WHAT YOU NEED TO DO
Give back exactly the lines from the beginning of the listing below to the line holding "import seaborn as sns", both ends included; the pictures stay out.
## BEGIN SUPPLIED MATERIAL
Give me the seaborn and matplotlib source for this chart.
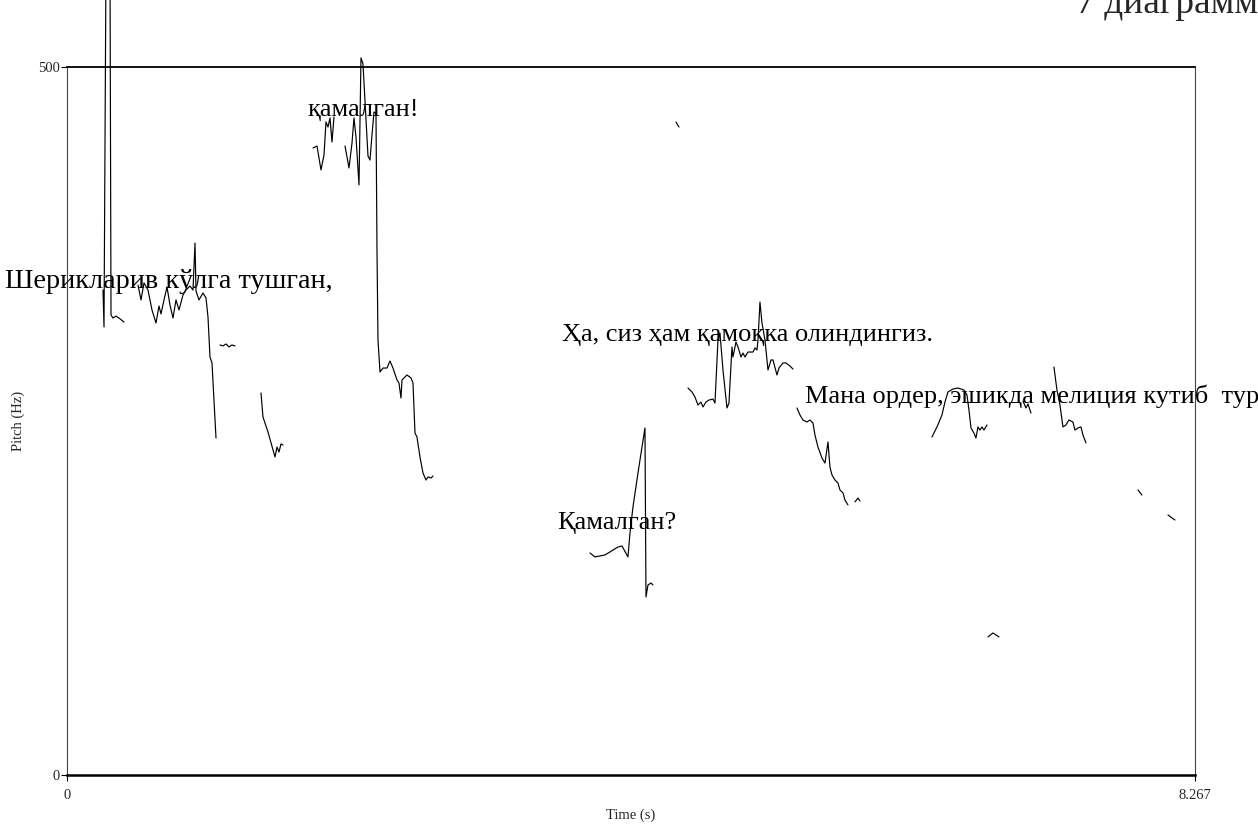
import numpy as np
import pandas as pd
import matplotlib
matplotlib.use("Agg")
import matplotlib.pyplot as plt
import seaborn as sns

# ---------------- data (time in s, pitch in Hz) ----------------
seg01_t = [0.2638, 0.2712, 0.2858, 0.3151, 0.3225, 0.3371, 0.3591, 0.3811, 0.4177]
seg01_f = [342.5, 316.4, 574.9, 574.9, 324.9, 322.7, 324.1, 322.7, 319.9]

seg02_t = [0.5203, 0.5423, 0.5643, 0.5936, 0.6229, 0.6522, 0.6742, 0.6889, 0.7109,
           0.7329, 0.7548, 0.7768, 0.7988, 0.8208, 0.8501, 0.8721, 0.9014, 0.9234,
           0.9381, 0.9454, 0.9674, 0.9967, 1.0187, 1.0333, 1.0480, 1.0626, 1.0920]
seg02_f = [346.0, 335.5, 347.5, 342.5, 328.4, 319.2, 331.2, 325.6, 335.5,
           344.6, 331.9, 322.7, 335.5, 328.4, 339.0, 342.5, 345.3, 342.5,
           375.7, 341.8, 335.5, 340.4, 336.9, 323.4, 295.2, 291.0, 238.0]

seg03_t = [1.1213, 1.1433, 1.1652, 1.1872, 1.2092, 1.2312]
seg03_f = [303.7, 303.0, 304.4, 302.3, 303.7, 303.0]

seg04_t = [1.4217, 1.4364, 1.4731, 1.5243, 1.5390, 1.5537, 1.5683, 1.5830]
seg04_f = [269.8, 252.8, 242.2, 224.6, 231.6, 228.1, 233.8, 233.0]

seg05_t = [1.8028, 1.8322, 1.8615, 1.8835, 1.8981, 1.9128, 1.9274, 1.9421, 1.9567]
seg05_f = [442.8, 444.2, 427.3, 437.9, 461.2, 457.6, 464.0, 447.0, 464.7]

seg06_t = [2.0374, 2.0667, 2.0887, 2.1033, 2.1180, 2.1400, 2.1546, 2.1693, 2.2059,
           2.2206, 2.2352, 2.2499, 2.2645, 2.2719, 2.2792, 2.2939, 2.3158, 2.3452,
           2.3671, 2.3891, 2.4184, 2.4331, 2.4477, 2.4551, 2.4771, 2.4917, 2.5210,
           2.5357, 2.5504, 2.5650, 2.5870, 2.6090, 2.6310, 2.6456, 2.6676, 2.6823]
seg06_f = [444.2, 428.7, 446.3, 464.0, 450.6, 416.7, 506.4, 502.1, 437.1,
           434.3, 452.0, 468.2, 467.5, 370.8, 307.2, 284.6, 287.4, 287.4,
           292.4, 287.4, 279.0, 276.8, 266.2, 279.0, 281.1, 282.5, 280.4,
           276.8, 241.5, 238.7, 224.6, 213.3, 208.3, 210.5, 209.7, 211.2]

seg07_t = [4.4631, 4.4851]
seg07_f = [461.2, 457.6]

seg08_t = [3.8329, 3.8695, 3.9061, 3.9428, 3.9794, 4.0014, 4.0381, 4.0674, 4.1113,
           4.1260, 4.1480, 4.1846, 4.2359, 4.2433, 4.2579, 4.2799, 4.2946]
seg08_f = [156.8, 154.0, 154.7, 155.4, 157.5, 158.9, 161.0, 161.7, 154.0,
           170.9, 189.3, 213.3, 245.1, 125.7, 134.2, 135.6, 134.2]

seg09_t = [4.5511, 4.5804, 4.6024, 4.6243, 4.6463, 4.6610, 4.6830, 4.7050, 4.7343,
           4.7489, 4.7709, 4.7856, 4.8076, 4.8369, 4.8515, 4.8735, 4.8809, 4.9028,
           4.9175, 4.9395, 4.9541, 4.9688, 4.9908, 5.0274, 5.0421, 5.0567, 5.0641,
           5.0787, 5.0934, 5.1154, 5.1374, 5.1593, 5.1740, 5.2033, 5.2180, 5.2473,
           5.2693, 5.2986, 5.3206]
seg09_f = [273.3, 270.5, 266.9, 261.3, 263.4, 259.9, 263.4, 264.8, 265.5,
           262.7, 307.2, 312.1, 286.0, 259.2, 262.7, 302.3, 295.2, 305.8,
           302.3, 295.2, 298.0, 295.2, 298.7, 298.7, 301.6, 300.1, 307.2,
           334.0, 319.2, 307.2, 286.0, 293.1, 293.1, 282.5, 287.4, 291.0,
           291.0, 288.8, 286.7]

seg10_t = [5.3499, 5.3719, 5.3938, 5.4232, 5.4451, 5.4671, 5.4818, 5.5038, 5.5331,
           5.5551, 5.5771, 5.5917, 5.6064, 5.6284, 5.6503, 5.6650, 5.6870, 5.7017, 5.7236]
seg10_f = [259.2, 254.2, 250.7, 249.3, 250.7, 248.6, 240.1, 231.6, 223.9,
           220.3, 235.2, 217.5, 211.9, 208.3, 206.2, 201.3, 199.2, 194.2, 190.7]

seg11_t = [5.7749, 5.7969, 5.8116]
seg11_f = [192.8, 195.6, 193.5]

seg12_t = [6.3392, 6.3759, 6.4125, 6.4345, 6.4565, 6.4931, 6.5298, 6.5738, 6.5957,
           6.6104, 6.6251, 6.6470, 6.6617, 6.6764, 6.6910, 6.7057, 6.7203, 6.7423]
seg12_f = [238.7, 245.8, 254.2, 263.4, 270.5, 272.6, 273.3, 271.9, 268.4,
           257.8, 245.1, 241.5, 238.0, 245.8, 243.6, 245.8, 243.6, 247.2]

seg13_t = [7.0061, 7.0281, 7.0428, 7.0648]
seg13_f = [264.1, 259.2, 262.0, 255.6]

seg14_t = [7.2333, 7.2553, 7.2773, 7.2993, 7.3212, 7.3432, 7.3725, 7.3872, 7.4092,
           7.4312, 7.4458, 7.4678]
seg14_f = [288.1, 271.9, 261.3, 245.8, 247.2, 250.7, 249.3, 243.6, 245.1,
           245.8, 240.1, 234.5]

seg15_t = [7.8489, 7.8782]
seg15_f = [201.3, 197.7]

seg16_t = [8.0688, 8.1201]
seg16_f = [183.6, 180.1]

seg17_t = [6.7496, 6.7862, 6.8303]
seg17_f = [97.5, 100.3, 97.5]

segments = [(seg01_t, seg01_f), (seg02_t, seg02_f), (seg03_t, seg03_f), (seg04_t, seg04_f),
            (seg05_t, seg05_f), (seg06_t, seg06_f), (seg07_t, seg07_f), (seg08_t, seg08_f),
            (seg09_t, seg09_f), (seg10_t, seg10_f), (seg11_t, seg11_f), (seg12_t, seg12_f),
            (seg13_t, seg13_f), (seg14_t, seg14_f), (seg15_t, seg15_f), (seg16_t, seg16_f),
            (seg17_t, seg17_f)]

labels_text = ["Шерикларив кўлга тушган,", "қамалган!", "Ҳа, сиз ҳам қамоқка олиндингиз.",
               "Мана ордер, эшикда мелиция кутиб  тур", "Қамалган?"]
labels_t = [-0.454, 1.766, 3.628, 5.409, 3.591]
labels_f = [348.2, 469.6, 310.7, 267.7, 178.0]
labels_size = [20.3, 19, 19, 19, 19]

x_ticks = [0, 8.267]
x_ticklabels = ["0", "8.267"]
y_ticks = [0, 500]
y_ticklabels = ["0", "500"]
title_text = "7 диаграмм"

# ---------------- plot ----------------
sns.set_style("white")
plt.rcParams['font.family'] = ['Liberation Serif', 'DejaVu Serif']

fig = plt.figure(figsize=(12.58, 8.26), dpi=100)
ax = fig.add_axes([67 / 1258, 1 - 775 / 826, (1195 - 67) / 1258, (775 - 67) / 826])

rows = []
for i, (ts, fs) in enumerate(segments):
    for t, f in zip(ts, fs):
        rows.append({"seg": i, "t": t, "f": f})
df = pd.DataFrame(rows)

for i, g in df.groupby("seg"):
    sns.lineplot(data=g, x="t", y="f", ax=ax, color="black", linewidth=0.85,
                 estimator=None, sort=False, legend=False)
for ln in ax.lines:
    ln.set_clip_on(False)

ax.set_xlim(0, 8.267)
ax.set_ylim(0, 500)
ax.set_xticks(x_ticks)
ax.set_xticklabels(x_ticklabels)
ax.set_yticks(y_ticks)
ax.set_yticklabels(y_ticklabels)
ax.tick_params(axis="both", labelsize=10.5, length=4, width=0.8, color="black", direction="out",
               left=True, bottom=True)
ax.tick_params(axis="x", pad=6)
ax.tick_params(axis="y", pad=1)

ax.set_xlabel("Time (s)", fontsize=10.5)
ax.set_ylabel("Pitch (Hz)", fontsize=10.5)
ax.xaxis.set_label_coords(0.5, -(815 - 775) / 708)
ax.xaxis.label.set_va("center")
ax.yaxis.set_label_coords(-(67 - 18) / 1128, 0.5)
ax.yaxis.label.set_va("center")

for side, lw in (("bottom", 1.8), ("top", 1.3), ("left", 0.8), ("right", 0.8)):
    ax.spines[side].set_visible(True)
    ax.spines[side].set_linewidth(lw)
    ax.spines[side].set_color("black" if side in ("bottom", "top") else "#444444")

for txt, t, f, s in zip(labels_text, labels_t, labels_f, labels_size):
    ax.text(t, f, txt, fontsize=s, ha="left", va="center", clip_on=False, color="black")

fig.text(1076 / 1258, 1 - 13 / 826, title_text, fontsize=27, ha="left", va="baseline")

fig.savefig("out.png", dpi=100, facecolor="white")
## END SUPPLIED MATERIAL
COMPLETED EXERCISE
Give me the seaborn and matplotlib source for this chart.
import numpy as np
import pandas as pd
import matplotlib
matplotlib.use("Agg")
import matplotlib.pyplot as plt
import seaborn as sns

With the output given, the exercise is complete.